> **What is being asked**: Every line of the material that follows must be printed again exactly.
-------
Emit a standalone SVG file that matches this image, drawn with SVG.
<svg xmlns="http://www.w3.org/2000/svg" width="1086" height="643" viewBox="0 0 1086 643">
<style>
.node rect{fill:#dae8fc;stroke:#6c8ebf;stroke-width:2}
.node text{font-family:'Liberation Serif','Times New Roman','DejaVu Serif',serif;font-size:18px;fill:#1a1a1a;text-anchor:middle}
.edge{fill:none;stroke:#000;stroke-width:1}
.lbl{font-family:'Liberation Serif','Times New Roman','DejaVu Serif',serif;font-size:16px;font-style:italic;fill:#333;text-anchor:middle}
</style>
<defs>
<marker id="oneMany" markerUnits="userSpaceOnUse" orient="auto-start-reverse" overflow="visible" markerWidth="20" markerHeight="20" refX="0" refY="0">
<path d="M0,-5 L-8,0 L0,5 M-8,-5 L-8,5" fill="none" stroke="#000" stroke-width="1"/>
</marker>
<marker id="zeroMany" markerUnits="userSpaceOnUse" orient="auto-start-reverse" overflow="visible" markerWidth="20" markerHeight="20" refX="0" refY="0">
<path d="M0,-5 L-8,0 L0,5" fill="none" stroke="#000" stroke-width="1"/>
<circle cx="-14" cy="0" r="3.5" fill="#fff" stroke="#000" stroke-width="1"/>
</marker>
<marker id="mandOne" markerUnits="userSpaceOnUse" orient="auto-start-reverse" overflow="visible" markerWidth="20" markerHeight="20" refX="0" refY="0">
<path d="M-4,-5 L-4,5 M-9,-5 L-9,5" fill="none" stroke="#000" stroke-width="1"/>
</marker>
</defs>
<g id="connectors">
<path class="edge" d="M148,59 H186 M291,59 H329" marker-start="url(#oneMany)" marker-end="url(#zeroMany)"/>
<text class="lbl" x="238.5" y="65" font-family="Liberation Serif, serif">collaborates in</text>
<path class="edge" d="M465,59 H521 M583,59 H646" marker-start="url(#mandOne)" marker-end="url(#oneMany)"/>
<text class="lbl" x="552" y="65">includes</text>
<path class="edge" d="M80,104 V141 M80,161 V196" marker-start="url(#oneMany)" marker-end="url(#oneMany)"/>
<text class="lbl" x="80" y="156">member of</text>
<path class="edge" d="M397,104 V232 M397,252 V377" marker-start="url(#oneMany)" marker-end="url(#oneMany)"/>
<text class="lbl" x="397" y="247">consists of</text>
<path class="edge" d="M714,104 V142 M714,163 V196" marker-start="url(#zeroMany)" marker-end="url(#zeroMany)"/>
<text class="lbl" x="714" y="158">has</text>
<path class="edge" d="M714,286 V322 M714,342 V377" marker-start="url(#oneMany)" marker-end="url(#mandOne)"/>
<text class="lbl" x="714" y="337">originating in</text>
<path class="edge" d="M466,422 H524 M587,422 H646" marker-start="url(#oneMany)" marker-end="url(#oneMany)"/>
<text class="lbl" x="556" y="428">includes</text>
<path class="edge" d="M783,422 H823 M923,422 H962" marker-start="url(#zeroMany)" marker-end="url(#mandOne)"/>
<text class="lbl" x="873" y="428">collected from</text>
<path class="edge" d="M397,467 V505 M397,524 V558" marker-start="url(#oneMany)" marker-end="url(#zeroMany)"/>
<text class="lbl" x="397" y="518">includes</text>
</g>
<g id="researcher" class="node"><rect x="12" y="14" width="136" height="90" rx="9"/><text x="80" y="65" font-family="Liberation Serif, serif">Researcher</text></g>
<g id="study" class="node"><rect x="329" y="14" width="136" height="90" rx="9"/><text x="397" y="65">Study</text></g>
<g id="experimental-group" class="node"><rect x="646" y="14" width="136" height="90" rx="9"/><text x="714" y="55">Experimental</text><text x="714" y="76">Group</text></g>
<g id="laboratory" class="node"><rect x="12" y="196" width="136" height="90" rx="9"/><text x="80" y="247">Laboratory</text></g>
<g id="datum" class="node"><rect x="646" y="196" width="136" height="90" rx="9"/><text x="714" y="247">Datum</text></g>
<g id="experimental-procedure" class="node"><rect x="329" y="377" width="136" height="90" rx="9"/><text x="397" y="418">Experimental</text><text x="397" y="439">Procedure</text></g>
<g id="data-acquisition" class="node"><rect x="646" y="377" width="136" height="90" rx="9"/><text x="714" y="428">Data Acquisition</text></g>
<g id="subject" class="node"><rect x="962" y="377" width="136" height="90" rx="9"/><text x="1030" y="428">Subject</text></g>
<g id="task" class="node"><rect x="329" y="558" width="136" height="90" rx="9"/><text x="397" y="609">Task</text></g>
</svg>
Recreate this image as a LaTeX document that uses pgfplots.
-------
> **The result**:
Emit a standalone SVG file that matches this image, drawn with SVG.
<svg xmlns="http://www.w3.org/2000/svg" width="1086" height="643" viewBox="0 0 1086 643">
<style>
.node rect{fill:#dae8fc;stroke:#6c8ebf;stroke-width:2}
.node text{font-family:'Liberation Serif','Times New Roman','DejaVu Serif',serif;font-size:18px;fill:#1a1a1a;text-anchor:middle}
.edge{fill:none;stroke:#000;stroke-width:1}
.lbl{font-family:'Liberation Serif','Times New Roman','DejaVu Serif',serif;font-size:16px;font-style:italic;fill:#333;text-anchor:middle}
</style>
<defs>
<marker id="oneMany" markerUnits="userSpaceOnUse" orient="auto-start-reverse" overflow="visible" markerWidth="20" markerHeight="20" refX="0" refY="0">
<path d="M0,-5 L-8,0 L0,5 M-8,-5 L-8,5" fill="none" stroke="#000" stroke-width="1"/>
</marker>
<marker id="zeroMany" markerUnits="userSpaceOnUse" orient="auto-start-reverse" overflow="visible" markerWidth="20" markerHeight="20" refX="0" refY="0">
<path d="M0,-5 L-8,0 L0,5" fill="none" stroke="#000" stroke-width="1"/>
<circle cx="-14" cy="0" r="3.5" fill="#fff" stroke="#000" stroke-width="1"/>
</marker>
<marker id="mandOne" markerUnits="userSpaceOnUse" orient="auto-start-reverse" overflow="visible" markerWidth="20" markerHeight="20" refX="0" refY="0">
<path d="M-4,-5 L-4,5 M-9,-5 L-9,5" fill="none" stroke="#000" stroke-width="1"/>
</marker>
</defs>
<g id="connectors">
<path class="edge" d="M148,59 H186 M291,59 H329" marker-start="url(#oneMany)" marker-end="url(#zeroMany)"/>
<text class="lbl" x="238.5" y="65" font-family="Liberation Serif, serif">collaborates in</text>
<path class="edge" d="M465,59 H521 M583,59 H646" marker-start="url(#mandOne)" marker-end="url(#oneMany)"/>
<text class="lbl" x="552" y="65">includes</text>
<path class="edge" d="M80,104 V141 M80,161 V196" marker-start="url(#oneMany)" marker-end="url(#oneMany)"/>
<text class="lbl" x="80" y="156">member of</text>
<path class="edge" d="M397,104 V232 M397,252 V377" marker-start="url(#oneMany)" marker-end="url(#oneMany)"/>
<text class="lbl" x="397" y="247">consists of</text>
<path class="edge" d="M714,104 V142 M714,163 V196" marker-start="url(#zeroMany)" marker-end="url(#zeroMany)"/>
<text class="lbl" x="714" y="158">has</text>
<path class="edge" d="M714,286 V322 M714,342 V377" marker-start="url(#oneMany)" marker-end="url(#mandOne)"/>
<text class="lbl" x="714" y="337">originating in</text>
<path class="edge" d="M466,422 H524 M587,422 H646" marker-start="url(#oneMany)" marker-end="url(#oneMany)"/>
<text class="lbl" x="556" y="428">includes</text>
<path class="edge" d="M783,422 H823 M923,422 H962" marker-start="url(#zeroMany)" marker-end="url(#mandOne)"/>
<text class="lbl" x="873" y="428">collected from</text>
<path class="edge" d="M397,467 V505 M397,524 V558" marker-start="url(#oneMany)" marker-end="url(#zeroMany)"/>
<text class="lbl" x="397" y="518">includes</text>
</g>
<g id="researcher" class="node"><rect x="12" y="14" width="136" height="90" rx="9"/><text x="80" y="65" font-family="Liberation Serif, serif">Researcher</text></g>
<g id="study" class="node"><rect x="329" y="14" width="136" height="90" rx="9"/><text x="397" y="65">Study</text></g>
<g id="experimental-group" class="node"><rect x="646" y="14" width="136" height="90" rx="9"/><text x="714" y="55">Experimental</text><text x="714" y="76">Group</text></g>
<g id="laboratory" class="node"><rect x="12" y="196" width="136" height="90" rx="9"/><text x="80" y="247">Laboratory</text></g>
<g id="datum" class="node"><rect x="646" y="196" width="136" height="90" rx="9"/><text x="714" y="247">Datum</text></g>
<g id="experimental-procedure" class="node"><rect x="329" y="377" width="136" height="90" rx="9"/><text x="397" y="418">Experimental</text><text x="397" y="439">Procedure</text></g>
<g id="data-acquisition" class="node"><rect x="646" y="377" width="136" height="90" rx="9"/><text x="714" y="428">Data Acquisition</text></g>
<g id="subject" class="node"><rect x="962" y="377" width="136" height="90" rx="9"/><text x="1030" y="428">Subject</text></g>
<g id="task" class="node"><rect x="329" y="558" width="136" height="90" rx="9"/><text x="397" y="609">Task</text></g>
</svg>
Recreate this image as a LaTeX document that uses pgfplots.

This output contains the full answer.